* SOURCE MATERIAL
····················

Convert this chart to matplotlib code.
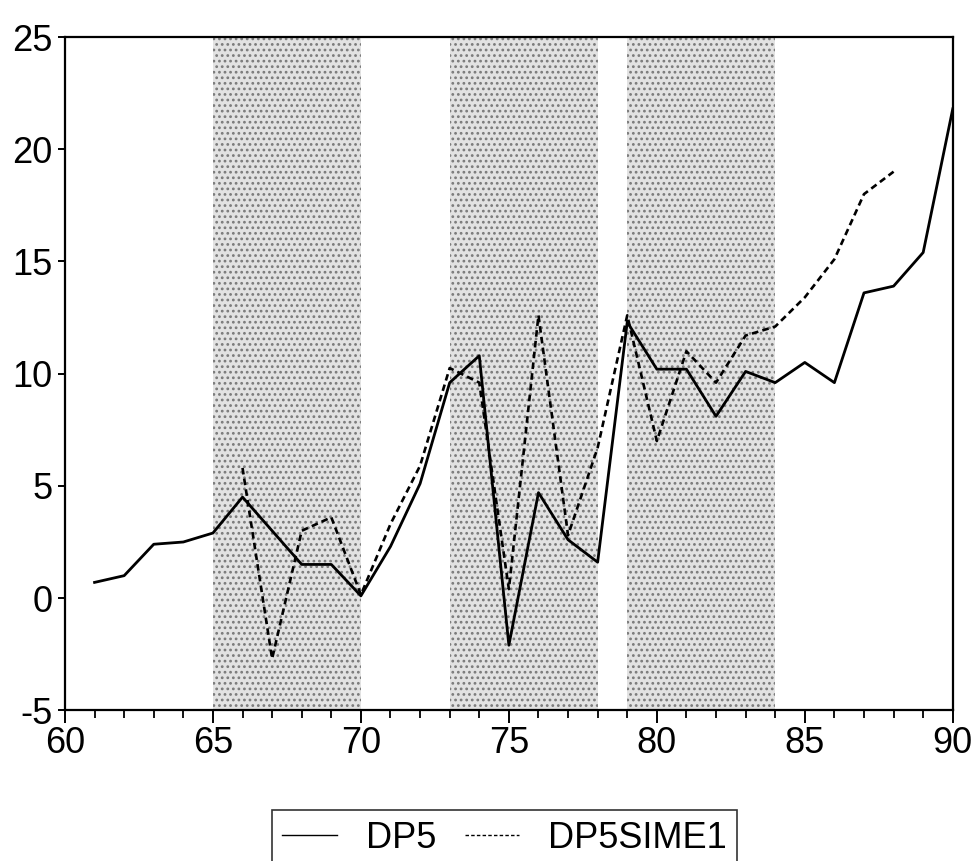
import matplotlib.pyplot as plt
from matplotlib.ticker import MultipleLocator

plt.rcParams['font.family'] = ['Liberation Sans', 'DejaVu Sans']
plt.rcParams['axes.unicode_minus'] = False
plt.rcParams['hatch.linewidth'] = 1.2

# years and series
years_dp5 = list(range(61, 91))
dp5 = [0.7, 1.0, 2.4, 2.5, 2.9, 4.5, 3.0, 1.5, 1.5, 0.1,
       2.3, 5.1, 9.6, 10.8, -2.1, 4.7, 2.6, 1.6, 12.3, 10.2,
       10.2, 8.1, 10.1, 9.6, 10.5, 9.6, 13.6, 13.9, 15.4, 21.8]

years_sim = list(range(66, 89))
dp5sime1 = [5.8, -2.7, 3.0, 3.6, 0.15, 3.3, 5.9, 10.25, 9.6, 0.4,
            12.6, 2.8, 6.7, 12.6, 7.0, 11.0, 9.6, 11.7, 12.1, 13.4,
            15.1, 18.0, 19.0]

# shaded periods
shade_start = [65, 73, 79]
shade_end = [70, 78, 84]

fig = plt.figure(figsize=(9.74, 8.61), dpi=100)
ax = fig.add_axes([0.0667, 0.175, 0.9115, 0.782])

for s, e in zip(shade_start, shade_end):
    ax.axvspan(s, e, facecolor='#e2e2e2', edgecolor='#7a7a7a',
               hatch='...', linewidth=0, zorder=0)

ax.plot(years_dp5, dp5, color='black', linewidth=2.0, label='DP5', zorder=3)
ax.plot(years_sim, dp5sime1, color='black', linewidth=1.9,
        linestyle=(0, (2.5, 1.6)), label='DP5SIME1', zorder=3)

ax.set_xlim(60, 90)
ax.set_ylim(-5, 25)
ax.xaxis.set_major_locator(MultipleLocator(5))
ax.xaxis.set_minor_locator(MultipleLocator(1))
ax.yaxis.set_major_locator(MultipleLocator(5))

ax.tick_params(axis='x', which='major', direction='out', length=9,
               width=1.4, labelsize=26, pad=2)
ax.tick_params(axis='x', which='minor', direction='out', length=5.5, width=1.3)
ax.tick_params(axis='y', direction='out', length=5, width=1.4,
               labelsize=26, pad=4)
for sp in ax.spines.values():
    sp.set_linewidth(1.6)

leg = fig.legend(loc='upper center', bbox_to_anchor=(0.518, 1 - 810 / 861),
                 ncol=2, fontsize=26, frameon=True, fancybox=False,
                 edgecolor='black', handlelength=1.5, handletextpad=0.8,
                 columnspacing=0.8, borderpad=0.3, borderaxespad=0)
leg.get_frame().set_linewidth(1.2)
for line in leg.get_lines():
    line.set_linewidth(1.0)

fig.savefig('out.png', dpi=100)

····················

* WHAT IS NEEDED
Without the pictures, return the listing above from its first line through the line that has "linestyle=(0, (2.5, 1.6)), label='DP5SIME1', zorder=3)".

* EXERCISE RESULT
Convert this chart to matplotlib code.
import matplotlib.pyplot as plt
from matplotlib.ticker import MultipleLocator

plt.rcParams['font.family'] = ['Liberation Sans', 'DejaVu Sans']
plt.rcParams['axes.unicode_minus'] = False
plt.rcParams['hatch.linewidth'] = 1.2

# years and series
years_dp5 = list(range(61, 91))
dp5 = [0.7, 1.0, 2.4, 2.5, 2.9, 4.5, 3.0, 1.5, 1.5, 0.1,
       2.3, 5.1, 9.6, 10.8, -2.1, 4.7, 2.6, 1.6, 12.3, 10.2,
       10.2, 8.1, 10.1, 9.6, 10.5, 9.6, 13.6, 13.9, 15.4, 21.8]

years_sim = list(range(66, 89))
dp5sime1 = [5.8, -2.7, 3.0, 3.6, 0.15, 3.3, 5.9, 10.25, 9.6, 0.4,
            12.6, 2.8, 6.7, 12.6, 7.0, 11.0, 9.6, 11.7, 12.1, 13.4,
            15.1, 18.0, 19.0]

# shaded periods
shade_start = [65, 73, 79]
shade_end = [70, 78, 84]

fig = plt.figure(figsize=(9.74, 8.61), dpi=100)
ax = fig.add_axes([0.0667, 0.175, 0.9115, 0.782])

for s, e in zip(shade_start, shade_end):
    ax.axvspan(s, e, facecolor='#e2e2e2', edgecolor='#7a7a7a',
               hatch='...', linewidth=0, zorder=0)

ax.plot(years_dp5, dp5, color='black', linewidth=2.0, label='DP5', zorder=3)
ax.plot(years_sim, dp5sime1, color='black', linewidth=1.9,
        linestyle=(0, (2.5, 1.6)), label='DP5SIME1', zorder=3)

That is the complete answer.